Staff in the Faculty of Health & Social Sciences at Bournemouth University (BU) would like to take this opportunity to congratulate the charity the RNLI (Royal National Lifeboat Institution) on its 200th anniversary! Some of us have personal experience of working with the RNLI. For example, Adam Bancroft, Programme Lead in Paramedic Science and Senior Lecturer in Paramedic Science, in the Department of Midwifery & Health Sciences has been a lifeboat volunteer Adam and his wife Paula were both volunteer crew at Tower RNLI on the banks of the river Thames, which is still the busiest RNLI station in the UK. They would commit to at least two shifts a month where they would be at a state of readiness to launch at moments notice on the pier, ready to respond.

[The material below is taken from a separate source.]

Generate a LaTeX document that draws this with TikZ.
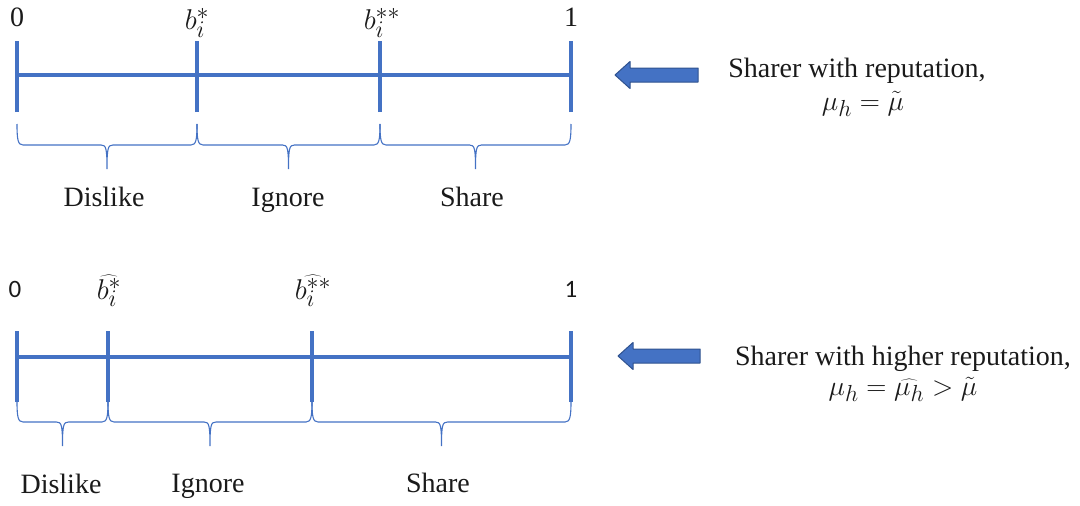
\documentclass[tikz,border=0pt]{standalone}
\usepackage{graphicx}
\usepackage{fontspec}
\setmainfont{Liberation Serif}
\newfontfamily\uisans{Carlito}
\definecolor{lineblue}{HTML}{4472C4}
\definecolor{arrowedge}{HTML}{2F528F}
\definecolor{inktext}{HTML}{1A1A1A}

% curly brace under an interval: left x, right x, top y of the end curls
\newcommand\rangebrace[3]{%
  \pgfmathsetmacro\bmid{(#1+#2)/2}%
  \pgfmathsetmacro\bline{#3+21}%
  \pgfmathsetmacro\btip{#3+45}%
  \draw[bracepath] (#1,#3) .. controls (#1,#3+16) and (#1+1,\bline) .. (#1+6,\bline)
    -- (\bmid-6,\bline) .. controls (\bmid-1,\bline) and (\bmid,\bline+3) .. (\bmid,\btip)
    .. controls (\bmid,\bline+3) and (\bmid+1,\bline) .. (\bmid+6,\bline)
    -- (#2-6,\bline) .. controls (#2-1,\bline) and (#2,#3+16) .. (#2,#3);
}

% left-pointing block arrow: tip x, centre y, tail x
\newcommand\leftpointer[3]{%
  \draw[pointer] (#1,#2) -- (#1+15,#2-13.5) -- (#1+15,#2-7) -- (#3,#2-7)
    -- (#3,#2+7) -- (#1+15,#2+7) -- (#1+15,#2+13.5) -- cycle;
}

% enlarged formulas: captions on the right and threshold labels
\newcommand\bigformula[1]{\scalebox{1.12}{$#1$}}
\newcommand\threshold[1]{\scalebox{1.15}{$#1$}}

\begin{document}
\begin{tikzpicture}[x=1pt,y=-1pt,
  axis/.style={draw=lineblue, line width=4.5pt},
  tickmark/.style={draw=lineblue, line width=4.5pt},
  bracepath/.style={draw=lineblue, line width=1.1pt},
  lbl/.style={font=\fontsize{28}{34}\selectfont, text=inktext, inner sep=0pt, anchor=base},
  sanslbl/.style={font=\uisans\fontsize{25}{30}\selectfont, text=inktext, inner sep=0pt, anchor=base},
  pointer/.style={fill=lineblue, draw=arrowedge, line width=1pt, line join=round}]
\useasboundingbox (0,0) rectangle (1080,506);

% ---------- upper scale ----------
\coordinate (a0) at (17,75);
\coordinate (a1) at (197,75);
\coordinate (a2) at (380,75);
\coordinate (a3) at (571,75);
\draw[axis] (a0) -- (a3);
\foreach \p in {a0,a1,a2,a3}
  \draw[tickmark] ([yshift=-37pt]\p) -- ([yshift=34pt]\p);

\node[lbl] (u0) at (17,27) {0};
\node[lbl] (u1) at (197,30) {\threshold{b_i^{*}}};
\node[lbl] (u2) at (382,30) {\threshold{b_i^{**}}};
\node[lbl] (u3) at (571,27) {1};

\rangebrace{17}{197}{124}
\rangebrace{197}{380}{124}
\rangebrace{380}{571}{124}

\node[lbl] (ud) at (104,206) {Dislike};
\node[lbl] (ui) at (288,206) {Ignore};
\node[lbl] (us) at (472,206) {Share};

\leftpointer{615}{75}{698}
\node[lbl] (ut1) at (857,77) {Sharer with reputation,};
\node[lbl] (ut2) at (863,110) {\bigformula{\mu_h=\tilde{\mu}}};

% ---------- lower scale ----------
\coordinate (b0) at (17,357);
\coordinate (b1) at (108,357);
\coordinate (b2) at (312,357);
\coordinate (b3) at (571,357);
\draw[axis] (b0) -- (b3);
\foreach \p in {b0,b1,b2,b3}
  \draw[tickmark] ([yshift=-45pt]\p) -- ([yshift=26pt]\p);

\node[sanslbl] (l0) at (15,297) {0};
\node[lbl] (l1) at (109,299) {\threshold{\widehat{b_i^{*}}}};
\node[lbl] (l2) at (313,299) {\threshold{\widehat{b_i^{**}}}};
\node[sanslbl] (l3) at (571,297) {1};

\rangebrace{17}{108}{401}
\rangebrace{108}{312}{401}
\rangebrace{312}{571}{401}

\node[lbl] (ld) at (61,493) {Dislike};
\node[lbl] (li) at (208,492) {Ignore};
\node[lbl] (ls) at (438,492) {Share};

\leftpointer{618}{356}{700}
\node[lbl] (lt1) at (903,365) {Sharer with higher reputation,};
\node[lbl] (lt2) at (903,395) {\bigformula{\mu_h=\widehat{\mu_h}>\tilde{\mu}}};
\end{tikzpicture}
\end{document}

The picture of Adam and Paula was taken in 2013 for the RNLI as part of a photo shoot that was published in the Lifeboat magazine featuring volunteers and the different walks of life from across the UK and Ireland and the Channel Islands. I am not sure Adam wants me to share this, but on their wedding day the ‘car’ for Paula was the spare RNLI boat, crewed by volunteer and full-time crew who gave their time to deliver her to the party boat for the service. Adam did say that sadly neither of them able to volunteer now.
In a very different way of working with the RNLI, BU academics currently are involved in a collaborative research project with RNLI to prevent the drowning of toddlers under the age of two in rural Bangladesh. This project called Sonamoni. BU is leading this interdisciplinary study of nearly £1.7 million funded by the UK National Institute for Health and Care Research (NIHR).
This interdisciplinary project is a collaboration of BU’s Centre for Midwifery & Women’s Health (CMWH), BU’s Department in Accounting, Finance & Economics and Department of Design & Engineering, and external partners, namely the University of the West of England, the University of Southampton, the Poole-based RNLI and in Bangladesh the research organisation CIPRB (Centre for Injury Prevention and Research, Bangladesh), and in Uganda Design Without Borders (DWB). The Bournemouth University team comprises staff from three faculties: Dr. Mavis Bengtsson, Dr. Kyungjoo Cha, Dr. Mehdi Chowdhury, Dr. Yong Hun Lim, Mr. John Powell, and Prof. Edwin van Teijlingen, and one PhD student Mr. Md. Shafkat Hossain.